French National Assembly vote decides battle between Macron and left

Emmanuel Macron beat the far right to retain the presidency in April but, less than two months on, it is the left that is threatening his hold on power.

French voters are deciding who will control the National Assembly.

If the president loses his outright majority, he could struggle to push through reforms.

Far-left Jean-Luc Mélenchon’s left-green alliance finished neck and neck with Macron’s coalition in the first round a week ago.

They call themselves Nupes, which stands for New Ecological and Social Popular Union, and the polls suggest they could stop the president winning the 289 seats he needs for an outright majority. The centrist Macron alliance, Ensemble, portrays them as a “marriage of convenience” of Communists, Socialists, far-left Mélenchonists and Greens.

Turnout after four hours of voting was 18.99% – up on last Sunday – and all the party leaders had voted by lunchtime.

Nupes have galvanised voters with a promise to fight spiralling prices, bring down the retirement age and tackle climate change. Green leaders and many green voters back them, accusing President Macron of doing little in the past five years.

Sunday’s second round is almost entirely made up of run-off duels between two candidates, and almost half involve the two big alliances. Several ministers in the Macron government are battling to keep their seats and hold on to their jobs, and two of the toughest fights feature Europe Minister Clément Beaune and Green Transition Minister Amélie de Montchalin.

An early casualty for the government came on the Caribbean island of Guadeloupe, where a secretary of state, Justine Benin, lost her seat and will have to resign.
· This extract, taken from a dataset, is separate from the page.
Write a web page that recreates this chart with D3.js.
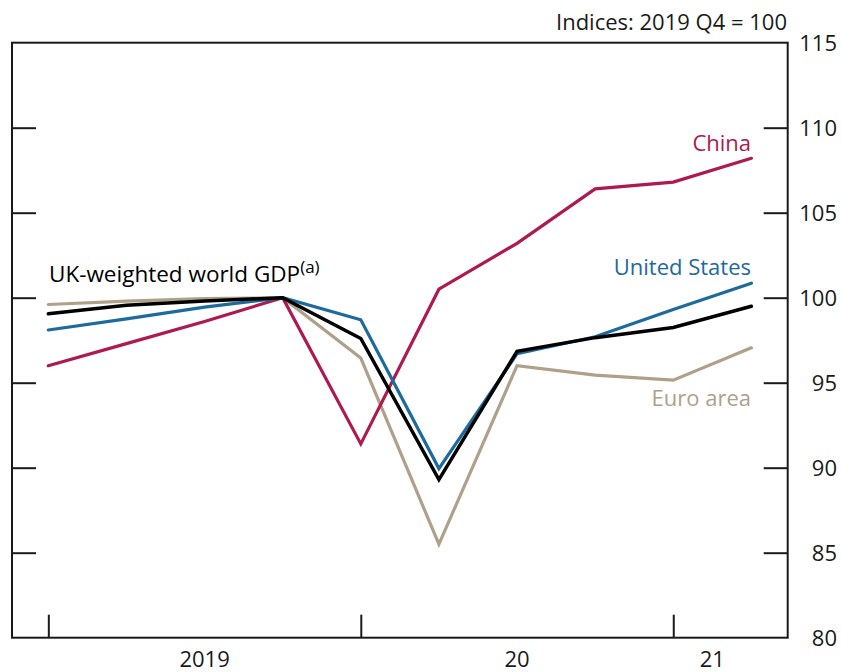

Without an outright majority of 289 seats, Mr Macron will need the support of other parties to push through his big-ticket reforms, such as raising the retirement age, cutting taxes and reforming benefits. Pollsters suggest Ensemble will win 255-305 seats and Nupes 140-200.

“They didn’t think the left and Greens could get together – it would be chaos and catastrophe,” Nupes spokesman Ian Brossat told a rally at the end of the campaign. “But the chaos today is economic, with food prices going up. We’ve got 10 million people in poverty.”

During his fight for the presidency, Mr Macron rallied voters across the spectrum by presenting his main rival Marine Le Pen as an extremist.

With mainstream parties joining the Mélenchon alliance it has become harder to do that. President Macron has appealed to voters to give him a solid majority in the “superior interest of the nation”, while Russia’s war rages at the gates of Europe.

Former Marxist Jean-Luc Mélenchon has long wanted France to leave Nato but says that is now not a priority. However, he remains controversial, tweeting that “the police kill” and promising to naturalise Wikileaks founder Julian Assange as French if he wins the election.

Mr Macron’s recently appointed prime minister, Elisabeth Borne, has painted Mr Mélenchon’s policies as dangerous because he is “ambiguous on republican values”.

First-time voter Clara said she had backed Mr Macron against the far right in April, but this time preferred the left-green alliance.

Europe Minister Clément Beaune is fighting to save his political career in one of the Paris seats, against an experienced LGBT rights lawyer. Caroline Mécary.

Both candidates visited the Aligre market near the Gare de Lyon several times in the run-up to Sunday’s vote, says market vendor Ichem. “People can’t afford much now; they buy less than before,” he observes.

Visiting the market, Grégoire said he backed the president because he did not want to return to the days of “cohabitation”, when president and government came from different parties: “Yes it used to work before but they weren’t good years.” Jean-Baptiste agreed the president needed a strong mandate: “Without a majority he won’t be able to do anything he needs to do.”

But Christine believed handing the president an absolute majority was bad for democracy. She backed Emmanuel Macron to keep the far right from the Élysée Palace, but felt having another party in government was good for debate.

President Macron has promised a “new method” of governing with greater involvement from civil society. He’s proposing:

A National Council for Refoundation made up of local people to make France more democratic

Reforms to tackle the high cost of living and action towards full employment and carbon neutrality

Pension reforms and gradually raising the retirement age to 65

The left-green alliance wants:

Retirement lowered from 62 to 60

Minimum wages (known as Smic) to go up by about 15% to €1,500 a month

A freeze on the prices of basic essentials and the creation of a million jobs.